TASK DETAILS
The records below must be written out exactly, with every picture left behind.

MATERIAL PROVIDED

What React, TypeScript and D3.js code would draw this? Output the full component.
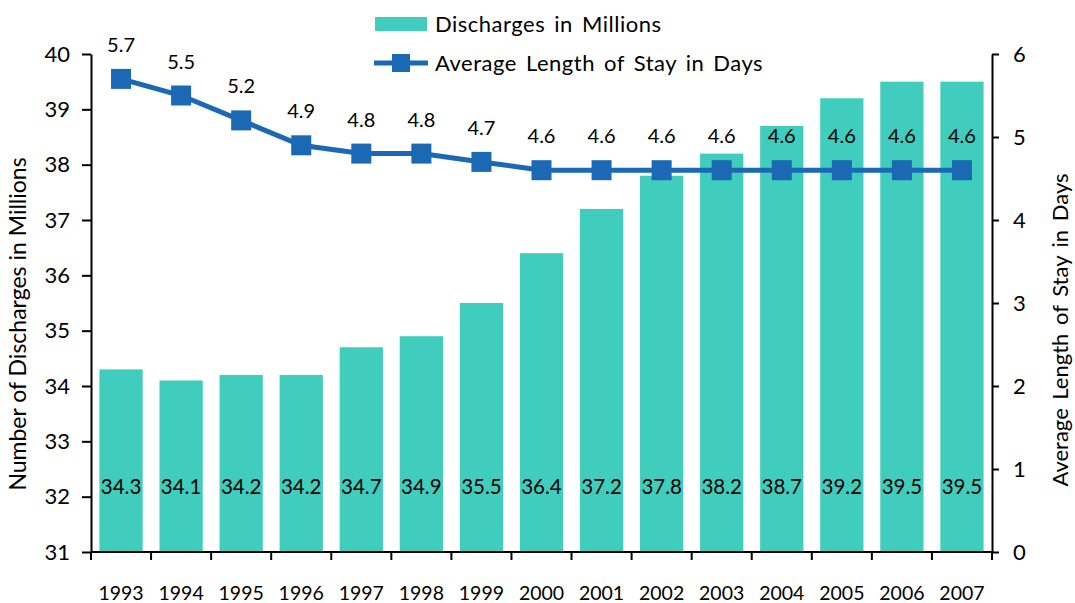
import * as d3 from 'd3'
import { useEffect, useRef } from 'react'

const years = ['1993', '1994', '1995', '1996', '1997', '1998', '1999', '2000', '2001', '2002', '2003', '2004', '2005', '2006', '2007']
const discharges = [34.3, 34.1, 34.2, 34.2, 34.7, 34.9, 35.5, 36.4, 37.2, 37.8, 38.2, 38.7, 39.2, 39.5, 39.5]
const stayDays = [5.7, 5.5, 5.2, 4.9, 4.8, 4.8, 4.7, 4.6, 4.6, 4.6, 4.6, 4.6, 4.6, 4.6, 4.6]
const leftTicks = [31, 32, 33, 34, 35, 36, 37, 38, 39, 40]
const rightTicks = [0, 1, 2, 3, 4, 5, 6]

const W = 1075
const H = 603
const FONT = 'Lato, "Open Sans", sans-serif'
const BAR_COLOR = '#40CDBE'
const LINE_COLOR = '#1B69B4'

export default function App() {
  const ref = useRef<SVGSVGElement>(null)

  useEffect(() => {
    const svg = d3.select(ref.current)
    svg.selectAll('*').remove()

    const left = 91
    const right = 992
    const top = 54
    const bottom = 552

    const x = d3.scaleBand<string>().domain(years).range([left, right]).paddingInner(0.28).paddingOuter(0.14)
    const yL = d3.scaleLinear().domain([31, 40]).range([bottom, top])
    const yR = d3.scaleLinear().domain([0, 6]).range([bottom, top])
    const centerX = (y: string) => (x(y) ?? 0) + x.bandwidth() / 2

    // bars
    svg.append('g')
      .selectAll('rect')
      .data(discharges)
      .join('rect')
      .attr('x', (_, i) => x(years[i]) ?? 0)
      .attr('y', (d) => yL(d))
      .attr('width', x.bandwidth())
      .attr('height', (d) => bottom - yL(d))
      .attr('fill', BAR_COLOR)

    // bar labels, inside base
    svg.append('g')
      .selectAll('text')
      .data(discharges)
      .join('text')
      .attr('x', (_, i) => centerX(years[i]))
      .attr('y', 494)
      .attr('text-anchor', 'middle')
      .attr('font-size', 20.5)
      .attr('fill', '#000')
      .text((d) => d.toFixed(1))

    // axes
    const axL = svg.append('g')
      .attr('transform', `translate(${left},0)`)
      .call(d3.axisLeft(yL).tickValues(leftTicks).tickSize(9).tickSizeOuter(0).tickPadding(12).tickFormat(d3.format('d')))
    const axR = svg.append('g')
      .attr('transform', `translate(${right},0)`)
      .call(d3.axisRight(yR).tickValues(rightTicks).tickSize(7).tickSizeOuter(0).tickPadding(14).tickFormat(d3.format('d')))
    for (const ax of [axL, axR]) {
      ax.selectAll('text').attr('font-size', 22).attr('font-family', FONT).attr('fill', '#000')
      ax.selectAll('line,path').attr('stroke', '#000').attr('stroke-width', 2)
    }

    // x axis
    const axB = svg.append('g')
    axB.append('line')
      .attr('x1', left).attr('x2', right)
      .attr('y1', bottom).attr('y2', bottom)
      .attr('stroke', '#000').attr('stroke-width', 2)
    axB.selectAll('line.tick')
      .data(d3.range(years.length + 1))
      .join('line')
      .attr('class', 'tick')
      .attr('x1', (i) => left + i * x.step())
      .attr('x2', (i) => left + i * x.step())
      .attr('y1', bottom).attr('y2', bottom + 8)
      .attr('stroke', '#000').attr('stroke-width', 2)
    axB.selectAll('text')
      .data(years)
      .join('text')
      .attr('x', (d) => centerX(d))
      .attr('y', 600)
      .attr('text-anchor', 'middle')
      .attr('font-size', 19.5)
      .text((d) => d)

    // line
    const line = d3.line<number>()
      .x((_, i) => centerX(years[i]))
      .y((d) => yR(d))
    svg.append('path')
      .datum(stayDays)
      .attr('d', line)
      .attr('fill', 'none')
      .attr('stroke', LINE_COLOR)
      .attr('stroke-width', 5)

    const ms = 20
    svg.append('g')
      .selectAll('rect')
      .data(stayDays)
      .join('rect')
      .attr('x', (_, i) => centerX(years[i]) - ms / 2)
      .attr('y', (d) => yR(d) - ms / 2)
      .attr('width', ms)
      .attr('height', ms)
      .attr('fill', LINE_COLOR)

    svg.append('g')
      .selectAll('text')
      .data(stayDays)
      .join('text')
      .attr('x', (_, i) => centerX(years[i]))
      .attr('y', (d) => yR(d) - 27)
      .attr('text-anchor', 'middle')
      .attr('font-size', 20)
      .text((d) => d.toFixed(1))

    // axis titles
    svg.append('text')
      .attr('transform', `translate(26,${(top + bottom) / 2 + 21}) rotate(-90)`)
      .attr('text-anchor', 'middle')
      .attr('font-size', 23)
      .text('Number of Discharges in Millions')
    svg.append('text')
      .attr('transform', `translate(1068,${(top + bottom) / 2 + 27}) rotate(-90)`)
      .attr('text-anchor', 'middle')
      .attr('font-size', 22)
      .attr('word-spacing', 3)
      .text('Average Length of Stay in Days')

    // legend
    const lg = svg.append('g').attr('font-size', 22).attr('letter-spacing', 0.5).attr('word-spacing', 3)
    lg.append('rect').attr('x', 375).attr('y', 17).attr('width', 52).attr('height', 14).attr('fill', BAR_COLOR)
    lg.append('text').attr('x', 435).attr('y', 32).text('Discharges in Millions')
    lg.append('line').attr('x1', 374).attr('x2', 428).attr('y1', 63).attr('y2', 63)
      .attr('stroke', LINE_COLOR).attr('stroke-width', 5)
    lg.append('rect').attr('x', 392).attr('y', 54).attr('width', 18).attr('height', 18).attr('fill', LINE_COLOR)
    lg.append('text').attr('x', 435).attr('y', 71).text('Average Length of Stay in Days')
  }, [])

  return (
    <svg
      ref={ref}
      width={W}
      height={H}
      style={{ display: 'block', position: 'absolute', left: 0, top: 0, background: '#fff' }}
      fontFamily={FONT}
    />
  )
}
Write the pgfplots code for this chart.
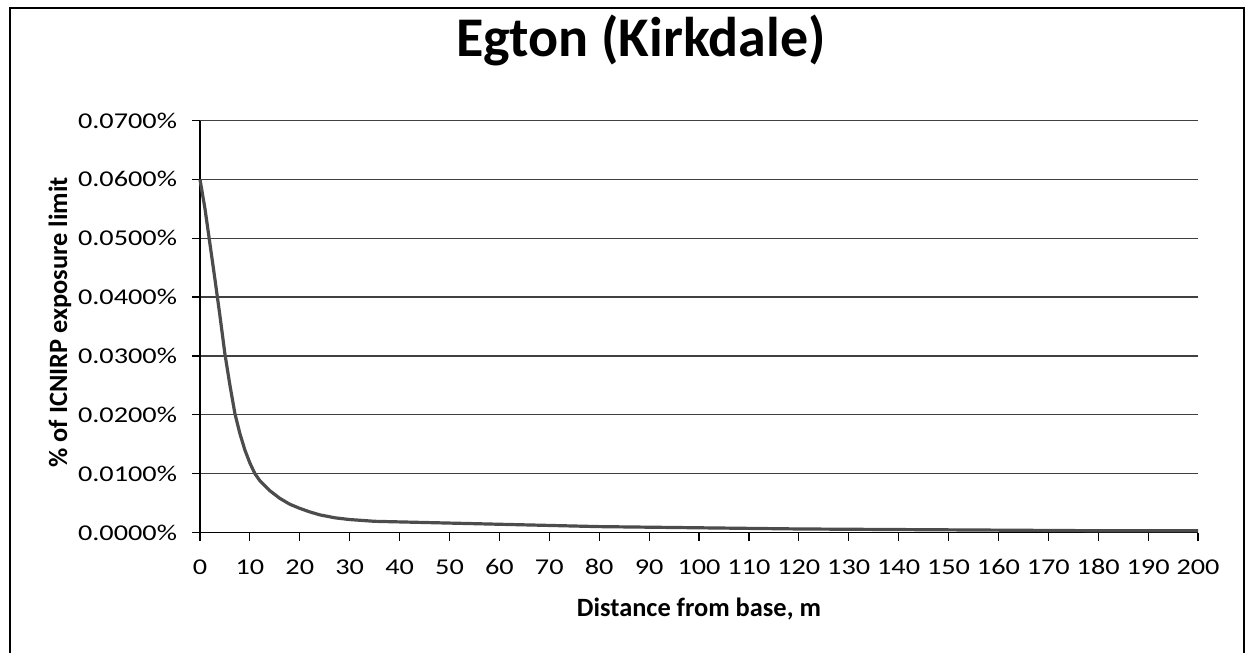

WRITTEN ANSWER
What React, TypeScript and D3.js code would draw this? Output the full component.
import * as d3 from 'd3'
import { useEffect, useRef } from 'react'

const years = ['1993', '1994', '1995', '1996', '1997', '1998', '1999', '2000', '2001', '2002', '2003', '2004', '2005', '2006', '2007']
const discharges = [34.3, 34.1, 34.2, 34.2, 34.7, 34.9, 35.5, 36.4, 37.2, 37.8, 38.2, 38.7, 39.2, 39.5, 39.5]
const stayDays = [5.7, 5.5, 5.2, 4.9, 4.8, 4.8, 4.7, 4.6, 4.6, 4.6, 4.6, 4.6, 4.6, 4.6, 4.6]
const leftTicks = [31, 32, 33, 34, 35, 36, 37, 38, 39, 40]
const rightTicks = [0, 1, 2, 3, 4, 5, 6]

const W = 1075
const H = 603
const FONT = 'Lato, "Open Sans", sans-serif'
const BAR_COLOR = '#40CDBE'
const LINE_COLOR = '#1B69B4'

export default function App() {
  const ref = useRef<SVGSVGElement>(null)

  useEffect(() => {
    const svg = d3.select(ref.current)
    svg.selectAll('*').remove()

    const left = 91
    const right = 992
    const top = 54
    const bottom = 552

    const x = d3.scaleBand<string>().domain(years).range([left, right]).paddingInner(0.28).paddingOuter(0.14)
    const yL = d3.scaleLinear().domain([31, 40]).range([bottom, top])
    const yR = d3.scaleLinear().domain([0, 6]).range([bottom, top])
    const centerX = (y: string) => (x(y) ?? 0) + x.bandwidth() / 2

    // bars
    svg.append('g')
      .selectAll('rect')
      .data(discharges)
      .join('rect')
      .attr('x', (_, i) => x(years[i]) ?? 0)
      .attr('y', (d) => yL(d))
      .attr('width', x.bandwidth())
      .attr('height', (d) => bottom - yL(d))
      .attr('fill', BAR_COLOR)

    // bar labels, inside base
    svg.append('g')
      .selectAll('text')
      .data(discharges)
      .join('text')
      .attr('x', (_, i) => centerX(years[i]))
      .attr('y', 494)
      .attr('text-anchor', 'middle')
      .attr('font-size', 20.5)
      .attr('fill', '#000')
      .text((d) => d.toFixed(1))

    // axes
    const axL = svg.append('g')
      .attr('transform', `translate(${left},0)`)
      .call(d3.axisLeft(yL).tickValues(leftTicks).tickSize(9).tickSizeOuter(0).tickPadding(12).tickFormat(d3.format('d')))
    const axR = svg.append('g')
      .attr('transform', `translate(${right},0)`)
      .call(d3.axisRight(yR).tickValues(rightTicks).tickSize(7).tickSizeOuter(0).tickPadding(14).tickFormat(d3.format('d')))
    for (const ax of [axL, axR]) {
      ax.selectAll('text').attr('font-size', 22).attr('font-family', FONT).attr('fill', '#000')
      ax.selectAll('line,path').attr('stroke', '#000').attr('stroke-width', 2)
    }

    // x axis
    const axB = svg.append('g')
    axB.append('line')
      .attr('x1', left).attr('x2', right)
      .attr('y1', bottom).attr('y2', bottom)
      .attr('stroke', '#000').attr('stroke-width', 2)
    axB.selectAll('line.tick')
      .data(d3.range(years.length + 1))
      .join('line')
      .attr('class', 'tick')
      .attr('x1', (i) => left + i * x.step())
      .attr('x2', (i) => left + i * x.step())
      .attr('y1', bottom).attr('y2', bottom + 8)
      .attr('stroke', '#000').attr('stroke-width', 2)
    axB.selectAll('text')
      .data(years)
      .join('text')
      .attr('x', (d) => centerX(d))
      .attr('y', 600)
      .attr('text-anchor', 'middle')
      .attr('font-size', 19.5)
      .text((d) => d)

    // line
    const line = d3.line<number>()
      .x((_, i) => centerX(years[i]))
      .y((d) => yR(d))
    svg.append('path')
      .datum(stayDays)
      .attr('d', line)
      .attr('fill', 'none')
      .attr('stroke', LINE_COLOR)
      .attr('stroke-width', 5)

    const ms = 20
    svg.append('g')
      .selectAll('rect')
      .data(stayDays)
      .join('rect')
      .attr('x', (_, i) => centerX(years[i]) - ms / 2)
      .attr('y', (d) => yR(d) - ms / 2)
      .attr('width', ms)
      .attr('height', ms)
      .attr('fill', LINE_COLOR)

    svg.append('g')
      .selectAll('text')
      .data(stayDays)
      .join('text')
      .attr('x', (_, i) => centerX(years[i]))
      .attr('y', (d) => yR(d) - 27)
      .attr('text-anchor', 'middle')
      .attr('font-size', 20)
      .text((d) => d.toFixed(1))

    // axis titles
    svg.append('text')
      .attr('transform', `translate(26,${(top + bottom) / 2 + 21}) rotate(-90)`)
      .attr('text-anchor', 'middle')
      .attr('font-size', 23)
      .text('Number of Discharges in Millions')
    svg.append('text')
      .attr('transform', `translate(1068,${(top + bottom) / 2 + 27}) rotate(-90)`)
      .attr('text-anchor', 'middle')
      .attr('font-size', 22)
      .attr('word-spacing', 3)
      .text('Average Length of Stay in Days')

    // legend
    const lg = svg.append('g').attr('font-size', 22).attr('letter-spacing', 0.5).attr('word-spacing', 3)
    lg.append('rect').attr('x', 375).attr('y', 17).attr('width', 52).attr('height', 14).attr('fill', BAR_COLOR)
    lg.append('text').attr('x', 435).attr('y', 32).text('Discharges in Millions')
    lg.append('line').attr('x1', 374).attr('x2', 428).attr('y1', 63).attr('y2', 63)
      .attr('stroke', LINE_COLOR).attr('stroke-width', 5)
    lg.append('rect').attr('x', 392).attr('y', 54).attr('width', 18).attr('height', 18).attr('fill', LINE_COLOR)
    lg.append('text').attr('x', 435).attr('y', 71).text('Average Length of Stay in Days')
  }, [])

  return (
    <svg
      ref={ref}
      width={W}
      height={H}
      style={{ display: 'block', position: 'absolute', left: 0, top: 0, background: '#fff' }}
      fontFamily={FONT}
    />
  )
}
Write the pgfplots code for this chart.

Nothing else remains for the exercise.